- [Task to carry out]
The line containing "1, 0, 1, 0, 0];" marks the end: extract everything from the first line of the data through that line, exactly, with no pictures.
— start —
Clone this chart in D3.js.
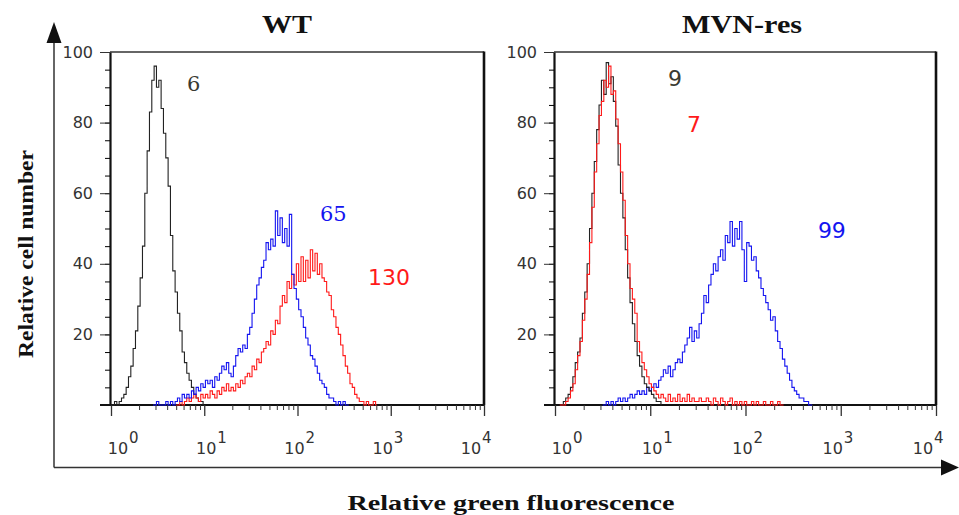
<!DOCTYPE html>
<html>
<head>
<meta charset="utf-8">
<script src="https://d3js.org/d3.v7.min.js"></script>
<style>
  body { margin: 0; background: #fff; }
</style>
</head>
<body>
<script>
// histogram channel width, in decades of fluorescence
var step = 0.025;

// WT panel: log10 start of each series, then counts per channel
var wtControlStart = 0.0;
var wtControl = [0, 0, 1, 0, 1, 2, 3, 5, 8, 11, 16, 21, 28, 36, 45, 60, 72, 83, 92, 96,
  90, 92, 84, 77, 70, 62, 48, 38, 32, 26, 21, 15, 12, 9, 7, 5, 3, 2, 1, 1, 0];

var wtBlueStart = 0.45;
var wtBlue = [0, 0, 1, 0, 0, 0, 1, 0, 1, 0, 1, 2, 1, 3, 2, 3, 2, 4, 3, 5,
  4, 6, 5, 7, 6, 7, 5, 8, 7, 9, 11, 10, 12, 9, 8, 11, 14, 16, 15, 17,
  16, 20, 22, 26, 30, 34, 36, 39, 41, 46, 44, 47, 45, 55, 48, 53, 46, 50, 45, 54,
  37, 33, 30, 27, 25, 22, 19, 17, 14, 13, 11, 9, 7, 6, 5, 3, 2, 2, 1, 0,
  1, 0, 1, 0, 0];

var wtRedStart = 0.7;
var wtRed = [0, 0, 1, 0, 1, 2, 1, 2, 3, 2, 1, 3, 2, 3, 2, 4, 3, 2, 4, 3,
  5, 4, 6, 4, 5, 4, 6, 5, 7, 6, 8, 9, 8, 11, 10, 13, 12, 15, 16, 18,
  17, 21, 20, 24, 23, 28, 31, 29, 35, 33, 37, 34, 40, 35, 42, 35, 41, 36, 44, 38,
  43, 37, 40, 36, 35, 32, 31, 27, 25, 22, 20, 17, 14, 11, 9, 6, 5, 3, 2, 1,
  1, 0, 1, 0, 0, 1, 0];

// MVN-res panel
var mvnControlStart = 0.05;
var mvnControl = [0, 0, 1, 2, 3, 5, 8, 12, 15, 19, 26, 32, 40, 50, 60, 69, 78, 85, 92, 88,
  97, 91, 93, 86, 79, 68, 60, 53, 44, 36, 29, 23, 18, 14, 11, 8, 6, 5, 4, 3,
  2, 1, 1, 0];

var mvnRedStart = 0.05;
var mvnRed = [0, 0, 0, 1, 2, 4, 6, 10, 14, 18, 24, 30, 37, 46, 56, 66, 74, 82, 86, 92,
  90, 96, 88, 89, 81, 74, 66, 58, 48, 40, 33, 30, 26, 18, 15, 12, 10, 8, 6, 5,
  4, 3, 2, 3, 2, 1, 3, 1, 2, 1, 3, 1, 2, 1, 3, 1, 2, 1, 1, 2,
  1, 1, 2, 1, 0, 2, 1, 0, 2, 1, 0, 1, 2, 0, 1, 0, 1, 0, 1, 0,
  0, 1, 0, 1, 0, 0, 1, 0, 0, 1, 0, 0, 1, 0, 0];

var mvnBlueStart = 0.5;
var mvnBlue = [0, 0, 1, 0, 1, 0, 1, 2, 1, 2, 1, 2, 3, 2, 3, 4, 3, 4, 3, 5,
  4, 5, 6, 5, 7, 8, 10, 9, 11, 8, 10, 12, 13, 12, 15, 17, 19, 22, 18, 21,
  19, 23, 26, 31, 29, 34, 37, 40, 38, 42, 44, 41, 48, 46, 52, 45, 50, 47, 52, 44,
  35, 46, 45, 41, 42, 38, 36, 33, 31, 29, 27, 24, 25, 21, 18, 16, 13, 11, 9, 7,
  5, 4, 3, 2, 2, 1, 1, 0, 0];

var panelTitles = ["WT", "MVN-res"];
var decadeExponents = [0, 1, 2, 3, 4];
var yLabelValues = [20, 40, 60, 80, 100];

// geometric mean labels: [text, log10 x, y value]
var wtLabels = [["6", 0.815, 89], ["65", 2.24, 52], ["130", 2.756, 34]];
var mvnLabels = [["9", 1.186, 90.4], ["7", 1.386, 77.3], ["99", 2.76, 47.3]];

var W = 959, H = 515;
var svg = d3.select("body").append("svg")
    .attr("width", W)
    .attr("height", H)
    .style("font-family", "'DejaVu Sans', Verdana, sans-serif");

var panels = [
    {title: panelTitles[0], x0: 111, x1: 484, titleX: 287, titleW: 50,
     series: [[wtControl, wtControlStart, "#222"], [wtRed, wtRedStart, "#ff1a1a"], [wtBlue, wtBlueStart, "#1414f0"]],
     labels: wtLabels},
    {title: panelTitles[1], x0: 555, x1: 936, titleX: 742, titleW: 120,
     series: [[mvnBlue, mvnBlueStart, "#1414f0"], [mvnControl, mvnControlStart, "#222"], [mvnRed, mvnRedStart, "#ff1a1a"]],
     labels: mvnLabels}
];
var labelFonts = {"6": "serif", "65": "serif"};
var labelColors = ["#3a3a32", "#1414f0", "#ff1a1a"];
var mvnLabelColors = ["#3a3a32", "#ff1a1a", "#1414f0"];

var yTop = 52, yBottom = 405;

panels.forEach(function (p, pi) {
    var g = svg.append("g");
    var x = d3.scaleLog().domain([1, 1e4]).range([p.x0, p.x1]);
    var y = d3.scaleLinear().domain([0, 100]).range([yBottom, yTop]);

    // top and right frame
    g.append("line")
        .attr("x1", p.x0 - 1).attr("x2", p.x1)
        .attr("y1", yTop).attr("y2", yTop)
        .attr("stroke", "#333").attr("stroke-width", 1.3);
    g.append("line")
        .attr("x1", p.x1).attr("x2", p.x1)
        .attr("y1", yTop - 0.5).attr("y2", yBottom)
        .attr("stroke", "#111").attr("stroke-width", 2.6);

    // y axis, minor then major ticks
    g.append("g")
        .attr("transform", "translate(" + (p.x0 - 1) + ",0)")
        .call(d3.axisLeft(y).tickValues(d3.range(0, 101, 5)).tickSize(5).tickSizeOuter(0).tickFormat(""))
        .call(function (a) { a.select(".domain").attr("stroke", "#111").attr("stroke-width", 2.2); });
    g.append("g")
        .attr("transform", "translate(" + (p.x0 - 1) + ",0)")
        .call(d3.axisLeft(y).tickValues([0].concat(yLabelValues)).tickSize(10).tickSizeOuter(0).tickPadding(7)
            .tickFormat(function (d) { return d ? d : ""; }))
        .call(function (a) {
            a.select(".domain").remove();
            a.selectAll("line").attr("stroke", "#333");
            a.selectAll("text").attr("font-size", 16).attr("fill", "#333")
                .attr("font-family", "'DejaVu Sans', Verdana, sans-serif");
        });

    // x axis: decades plus minor 2..9
    var minor = [];
    decadeExponents.slice(0, 4).forEach(function (k) {
        d3.range(2, 10).forEach(function (m) { minor.push(m * Math.pow(10, k)); });
    });
    g.append("g")
        .attr("transform", "translate(0," + yBottom + ")")
        .call(d3.axisBottom(x).tickValues(minor).tickSize(5).tickSizeOuter(0).tickFormat(""))
        .call(function (a) {
            a.select(".domain").attr("stroke", "#111").attr("stroke-width", 2.2)
                .attr("d", "M" + (p.x0 - 11) + ",0H" + p.x1);
            a.selectAll("line").attr("stroke", "#333");
        });
    g.append("g")
        .attr("transform", "translate(0," + yBottom + ")")
        .call(d3.axisBottom(x).tickValues(decadeExponents.map(function (k) { return Math.pow(10, k); }))
            .tickSize(11).tickSizeOuter(0).tickFormat(""))
        .call(function (a) {
            a.select(".domain").remove();
            a.selectAll("line").attr("stroke", "#333").attr("stroke-width", 1.3);
        });

    // decade labels 10^k
    decadeExponents.forEach(function (k) {
        var cx = x(Math.pow(10, k)) + 7 - 5 * k;
        g.append("text")
            .attr("x", cx).attr("y", 454)
            .attr("text-anchor", "middle")
            .attr("font-size", 16).attr("fill", "#333")
            .text("10");
        g.append("text")
            .attr("x", cx + 11).attr("y", 443)
            .attr("font-size", 15).attr("fill", "#333")
            .text(k);
    });

    // histograms
    p.series.forEach(function (s) {
        var vals = s[0], start = s[1];
        var line = d3.line()
            .x(function (d, i) { return x(Math.pow(10, start + i * step)); })
            .y(function (d) { return y(d); })
            .curve(d3.curveStep);
        g.append("path")
            .datum(vals)
            .attr("d", line)
            .attr("fill", "none")
            .attr("stroke", s[2])
            .attr("stroke-width", 1.1);
    });

    // mean labels
    var cols = pi === 0 ? labelColors : mvnLabelColors;
    p.labels.forEach(function (l, li) {
        var serif = labelFonts[l[0]] === "serif" && pi === 0;
        g.append("text")
            .attr("x", x(Math.pow(10, l[1])))
            .attr("y", y(l[2]))
            .attr("font-family", serif ? "'DejaVu Serif', serif" : "'DejaVu Sans', Verdana, sans-serif")
            .attr("font-size", serif ? 21 : 22)
            .attr("fill", cols[li])
            .text(l[0]);
    });

    // panel title
    svg.append("text")
        .attr("x", p.titleX).attr("y", 33)
        .attr("text-anchor", "middle")
        .attr("font-family", "'Liberation Serif', 'Times New Roman', serif")
        .attr("font-weight", "bold")
        .attr("font-size", 25)
        .attr("textLength", p.titleW)
        .attr("lengthAdjust", "spacingAndGlyphs")
        .attr("fill", "#111")
        .text(p.title);
});

// outer axes with arrows
svg.append("line")
    .attr("x1", 54).attr("x2", 54).attr("y1", 38).attr("y2", 467.5)
    .attr("stroke", "#333").attr("stroke-width", 1.5);
svg.append("path")
    .attr("d", "M54,22L61.5,43L46.5,43Z")
    .attr("fill", "#111");
svg.append("line")
    .attr("x1", 54).attr("x2", 946).attr("y1", 467.5).attr("y2", 467.5)
    .attr("stroke", "#333").attr("stroke-width", 1.5);
svg.append("path")
    .attr("d", "M959,467.5L941,459.5L941,475.5Z")
    .attr("fill", "#111");

// axis titles
svg.append("text")
    .attr("transform", "translate(33,254) rotate(-90)")
    .attr("text-anchor", "middle")
    .attr("font-family", "'Liberation Serif', 'Times New Roman', serif")
    .attr("font-weight", "bold")
    .attr("font-size", 21)
    .attr("textLength", 208)
    .attr("lengthAdjust", "spacingAndGlyphs")
    .attr("fill", "#111")
    .text("Relative cell number");
svg.append("text")
    .attr("x", 511).attr("y", 510)
    .attr("text-anchor", "middle")
    .attr("font-family", "'Liberation Serif', 'Times New Roman', serif")
    .attr("font-weight", "bold")
    .attr("font-size", 22)
    .attr("textLength", 327)
    .attr("lengthAdjust", "spacingAndGlyphs")
    .attr("fill", "#111")
    .text("Relative green fluorescence");
</script>
</body>
</html>
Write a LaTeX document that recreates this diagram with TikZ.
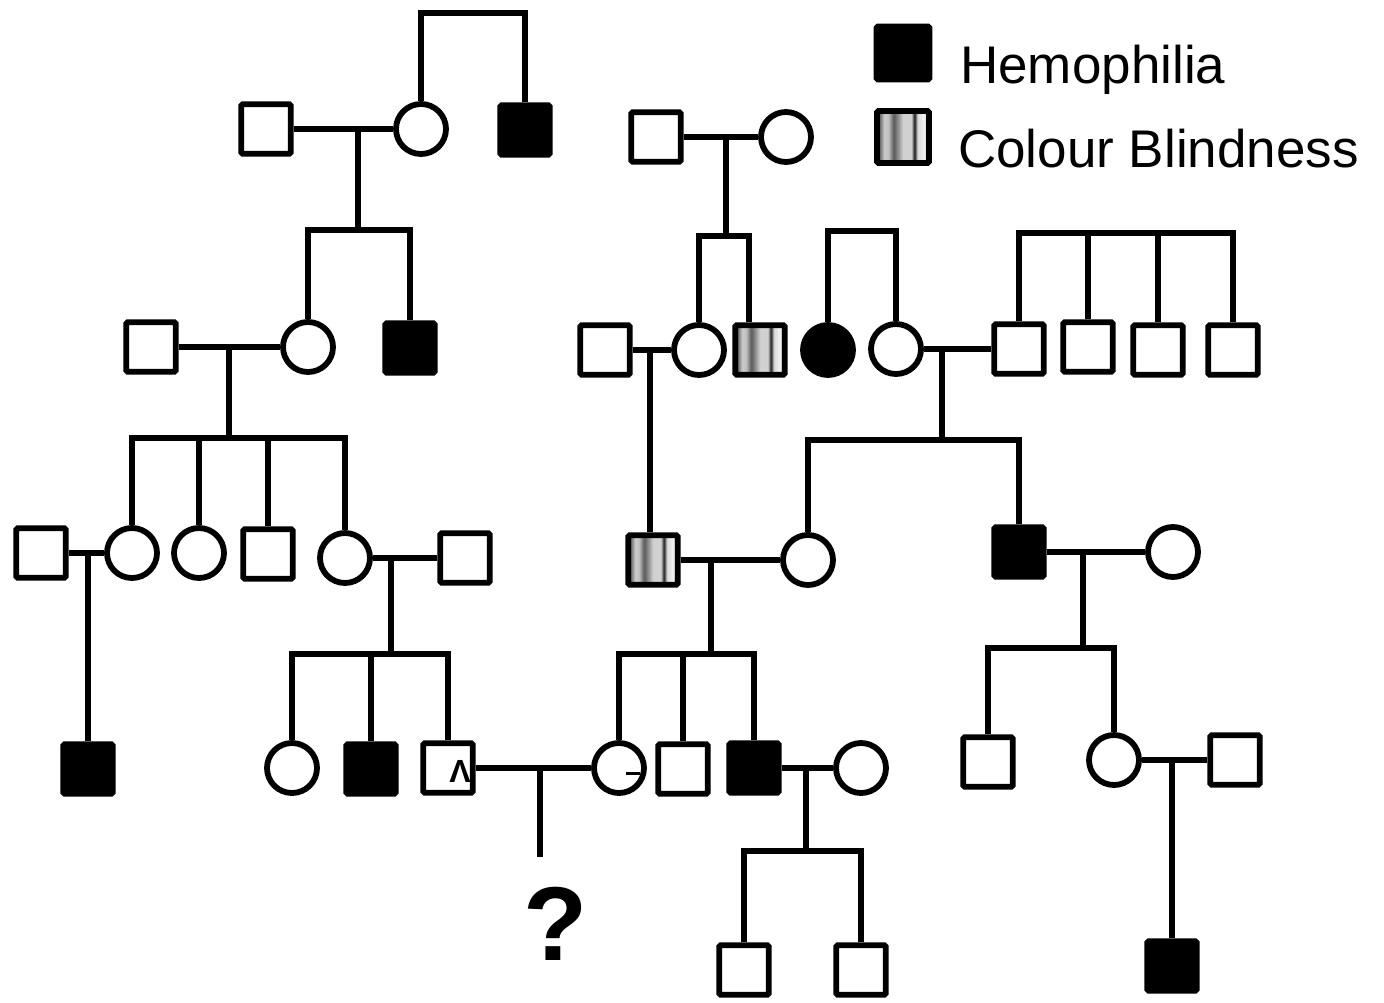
\documentclass[tikz,border=0pt]{standalone}
\usepackage{fontspec}
\setmainfont{Liberation Sans}
\pgfdeclarehorizontalshading{cbstripes}{100bp}{color(0bp)=(black!80); color(25bp)=(black!80); color(28bp)=(black!55); color(32bp)=(black!20); color(36bp)=(black!25); color(41bp)=(black!65); color(46bp)=(black!40); color(50bp)=(black!18); color(58bp)=(black!18); color(61bp)=(black!90); color(64bp)=(black!15); color(70bp)=(black!5); color(75bp)=(black!30); color(100bp)=(black!30)}
\tikzset{
  sq/.style={draw, rectangle, minimum size=49.5pt, inner sep=0pt, line width=5.8pt, fill=white, rounded corners=1.5pt},
  fsq/.style={draw, rectangle, minimum size=49.5pt, inner sep=0pt, line width=5.8pt, fill=black, rounded corners=1.5pt},
  cbsq/.style={draw, rectangle, minimum size=49.5pt, inner sep=0pt, line width=5.8pt, shade, shading=cbstripes, rounded corners=1.5pt},
  ci/.style={draw, circle, minimum size=50pt, inner sep=0pt, line width=5.8pt, fill=white},
  fci/.style={draw, circle, minimum size=50pt, inner sep=0pt, line width=5.8pt, fill=black},
  ln/.style={line width=5.8pt},
  legtext/.style={anchor=base west, inner sep=0pt, font=\fontsize{53}{53}\selectfont},
}
\begin{document}
\begin{tikzpicture}[x=1pt,y=-1pt]
\useasboundingbox (0,0) rectangle (1384,1002);
% ---- nodes: generation I
\node[sq]  (S1) at (266,129) {};
\node[ci]  (C1) at (421,129) {};
\node[fsq] (F1) at (525,130) {};
\node[sq]  (S7) at (656,137) {};
\node[ci]  (C8) at (786,137) {};
% ---- generation II
\node[sq]  (S2) at (151,347) {};
\node[ci]  (C2) at (308,347) {};
\node[fsq] (F2) at (410,348) {};
\node[sq]  (S8) at (605,350) {};
\node[ci]  (C9) at (699,350) {};
\node[cbsq] (CB1) at (760,350) {};
\node[fci] (FC1) at (828,350) {};
\node[ci]  (C10) at (896,349) {};
\node[sq]  (S9) at (1019,349) {};
\node[sq]  (S10) at (1088,347) {};
\node[sq]  (S11) at (1158,350) {};
\node[sq]  (S12) at (1233,350) {};
% ---- generation III
\node[sq]  (S3) at (41,553) {};
\node[ci]  (C3) at (132,553) {};
\node[ci]  (C4) at (199,553) {};
\node[sq]  (S4) at (268,554) {};
\node[ci]  (C5) at (345,558) {};
\node[sq]  (S5) at (465,558) {};
\node[cbsq] (CB2) at (653,560) {};
\node[ci]  (C11) at (808,560) {};
\node[fsq] (F5) at (1019,552) {};
\node[ci]  (C12) at (1173,552) {};
% ---- generation IV
\node[fsq] (F3) at (88,769) {};
\node[ci]  (C6) at (292,768) {};
\node[fsq] (F4) at (371,769) {};
\node[sq]  (S6) at (448,768) {};
\node[ci]  (C7) at (619,768) {};
\node[sq]  (S13) at (683,769) {};
\node[fsq] (F6) at (754,768) {};
\node[ci]  (C13) at (861,768) {};
\node[sq]  (S16) at (988,762) {};
\node[ci]  (C14) at (1114,760) {};
\node[sq]  (S17) at (1235,760) {};
% ---- generation V
\node[sq]  (S14) at (744,970) {};
\node[sq]  (S15) at (861,970) {};
\node[fsq] (F7) at (1172,966) {};
\node[anchor=base, inner sep=0pt, font=\bfseries\fontsize{105}{105}\selectfont] (Q) at (556,960) {?};
% ---- marks
\node[anchor=base, inner sep=0pt, font=\bfseries\fontsize{32}{32}\selectfont] (caret) at (460,782) {Λ};
\coordinate (dashL) at (626,773);
\coordinate (dashR) at (640,773);
\draw[line width=3pt] (dashL) -- (dashR);
% ---- legend
\node[fsq, minimum size=53pt] (LF) at (903,53) {};
\node[cbsq, minimum size=52pt] (LC) at (903,137) {};
\node[legtext] (LH) at (960,83) {Hemophilia};
\node[legtext] (LB) at (958,167) {Colour Blindness};
% ---- junction coordinates
\coordinate (t1) at (473,13);
\coordinate (m1) at (358,129);
\coordinate (b1) at (358,230);
\coordinate (m2) at (229,347);
\coordinate (b2) at (229,438);
\coordinate (m3) at (88,553);
\coordinate (m4) at (391,558);
\coordinate (b4) at (391,654);
\coordinate (m5) at (540,768);
\coordinate (q1) at (540,857);
\coordinate (m6) at (726,137);
\coordinate (b6) at (726,236);
\coordinate (t2) at (862,231);
\coordinate (b12) at (1126,233);
\coordinate (m7) at (650,350);
\coordinate (m8) at (942,349);
\coordinate (b8) at (942,440);
\coordinate (m9) at (711,560);
\coordinate (b9) at (711,654);
\coordinate (m10) at (1083,552);
\coordinate (b10) at (1083,648);
\coordinate (m11) at (806,768);
\coordinate (b11) at (806,851);
\coordinate (m12) at (1172,760);
% ---- connectors
\draw[ln] (C1.north) |- (t1) -| (F1.north);
\draw[ln] (S1) -- (C1);
\draw[ln] (m1) -- (b1);
\draw[ln] (C2.north) |- (b1) -| (F2.north);
\draw[ln] (S2) -- (C2);
\draw[ln] (m2) -- (b2);
\draw[ln] (C3.north) |- (b2) -| (C5.north);
\draw[ln] (C4.north) -- (C4.north |- b2);
\draw[ln] (S4.north) -- (S4.north |- b2);
\draw[ln] (S3) -- (C3);
\draw[ln] (m3) -- (F3.north);
\draw[ln] (C5) -- (S5);
\draw[ln] (m4) -- (b4);
\draw[ln] (C6.north) |- (b4) -| (S6.north);
\draw[ln] (F4.north) -- (F4.north |- b4);
\draw[ln] (S6) -- (C7);
\draw[ln] (m5) -- (q1);
\draw[ln] (S7) -- (C8);
\draw[ln] (m6) -- (b6);
\draw[ln] (C9.north) |- (b6) -| ([xshift=-11pt]CB1.north);
\draw[ln] (FC1.north) |- (t2) -| (C10.north);
\draw[ln] (S9.north) |- (b12) -| (S12.north);
\draw[ln] (S10.north) -- (S10.north |- b12);
\draw[ln] (S11.north) -- (S11.north |- b12);
\draw[ln] (S8) -- (C9);
\draw[ln] (m7) -- (m7 |- CB2.north);
\draw[ln] (C10) -- (S9);
\draw[ln] (m8) -- (b8);
\draw[ln] (C11.north) |- (b8) -| (F5.north);
\draw[ln] (CB2) -- (C11);
\draw[ln] (m9) -- (b9);
\draw[ln] (C7.north) |- (b9) -| (F6.north);
\draw[ln] (S13.north) -- (S13.north |- b9);
\draw[ln] (F5) -- (C12);
\draw[ln] (m10) -- (b10);
\draw[ln] (S16.north) |- (b10) -| (C14.north);
\draw[ln] (F6) -- (C13);
\draw[ln] (m11) -- (b11);
\draw[ln] (S14.north) |- (b11) -| (S15.north);
\draw[ln] (C14) -- (S17);
\draw[ln] (m12) -- (F7.north);
\end{tikzpicture}
\end{document}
— end —
- [Solution for this exercise]
Clone this chart in D3.js.
<!DOCTYPE html>
<html>
<head>
<meta charset="utf-8">
<script src="https://d3js.org/d3.v7.min.js"></script>
<style>
  body { margin: 0; background: #fff; }
</style>
</head>
<body>
<script>
// histogram channel width, in decades of fluorescence
var step = 0.025;

// WT panel: log10 start of each series, then counts per channel
var wtControlStart = 0.0;
var wtControl = [0, 0, 1, 0, 1, 2, 3, 5, 8, 11, 16, 21, 28, 36, 45, 60, 72, 83, 92, 96,
  90, 92, 84, 77, 70, 62, 48, 38, 32, 26, 21, 15, 12, 9, 7, 5, 3, 2, 1, 1, 0];

var wtBlueStart = 0.45;
var wtBlue = [0, 0, 1, 0, 0, 0, 1, 0, 1, 0, 1, 2, 1, 3, 2, 3, 2, 4, 3, 5,
  4, 6, 5, 7, 6, 7, 5, 8, 7, 9, 11, 10, 12, 9, 8, 11, 14, 16, 15, 17,
  16, 20, 22, 26, 30, 34, 36, 39, 41, 46, 44, 47, 45, 55, 48, 53, 46, 50, 45, 54,
  37, 33, 30, 27, 25, 22, 19, 17, 14, 13, 11, 9, 7, 6, 5, 3, 2, 2, 1, 0,
  1, 0, 1, 0, 0];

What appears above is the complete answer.